We had Visual Studio, which also worked great, and with WinForms was undoubtedly one of the best GUI app development tools of all time.

> * browsing an extremely hostile internet

I did this well into the 2000s, although I was an early Firefox evangelist and mostly used that when it came out, plus eventually NoScript as JS was continually used to enshittify the web.

Even the software that existed then has become an order of magnitude more capable. Try running 2023 Emacs or Microsoft Word on a 90s PC…
As I watch many people using their UNIX like computers, as if time has stood still in 1980's terminals, I would say it that 2023 Emacs would do just fine.

Really, entering in some coffe shop coding sessions, is hardly any different from an IBM X Windows terminal into a DG/UX session in the university computer lab, now they are using a laptop and something else instead of twm or an ambar based text terminal.
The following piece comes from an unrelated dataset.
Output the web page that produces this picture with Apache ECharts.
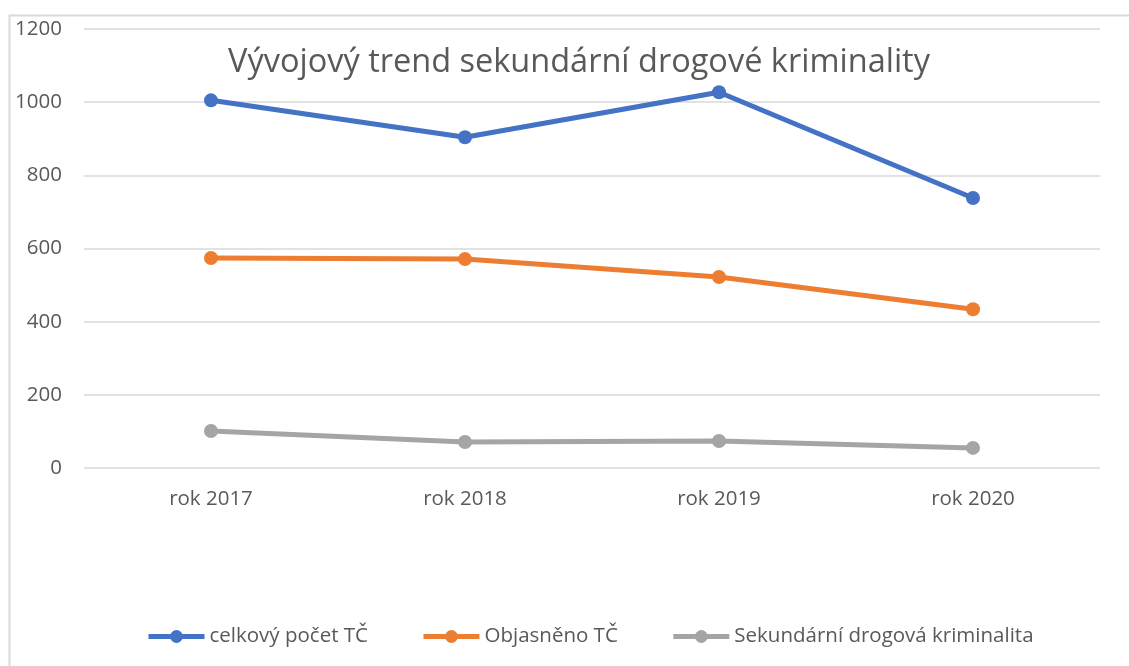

My point is that the software we run now is significantly more resource intensive, even if its name hasn't changed. Emacs is slow on 2023 hardware. It would likely be unusable on 90s hardware.
Emacs means eight megabytes and constantly swapping for a reason.
I tried XP on a PII 333 MHz laptop with 96 MB of RAM. This laptop came with Windows 95 or 98. It still works by the way.

It ran, but it was quite slow. Windows 2000 managed better. Windows 98 even more, but internet on Windows 98, maybe not the best thing to do. Linux even more.

I can't see 233 MHz and 64 MB being reasonable minima, more like very bare minima as in "it boots".

(of course, this does not contradict anything essential from your comment)

>It ran, but it was quite slow.

That's how minimum specifications work. They're the minimum to run the OS, but nothing else.

Win11 has minimum requirements of 4GB of RAM but I doubt it can run anything with that.

> How would anyone expect that not to be much faster on a modern quad+ core, 4GHz system with 8GB+ RAM?

It's not a given.

For example, Windows XP may boot faster than 98 or 2K on the same hardware, because XP parallelizes and shortens some hardware initialization steps. (e.g. anything related to the network).

Win98 with file sharing spends almost a minute during boot (even from an SSD) just squeaking netbios frames.

> Win98 with file sharing spends almost a minute during boot (even from an SSD) just squeaking netbios frames.

You have a config error in TCP/IP.

It has been a long time since you last sniffed 9x Windows, right? It will speak NBFs even if you _don't have TCP/IP whatsoever_, NBTs otherwise, but they will delay the boot process by about a minute or so.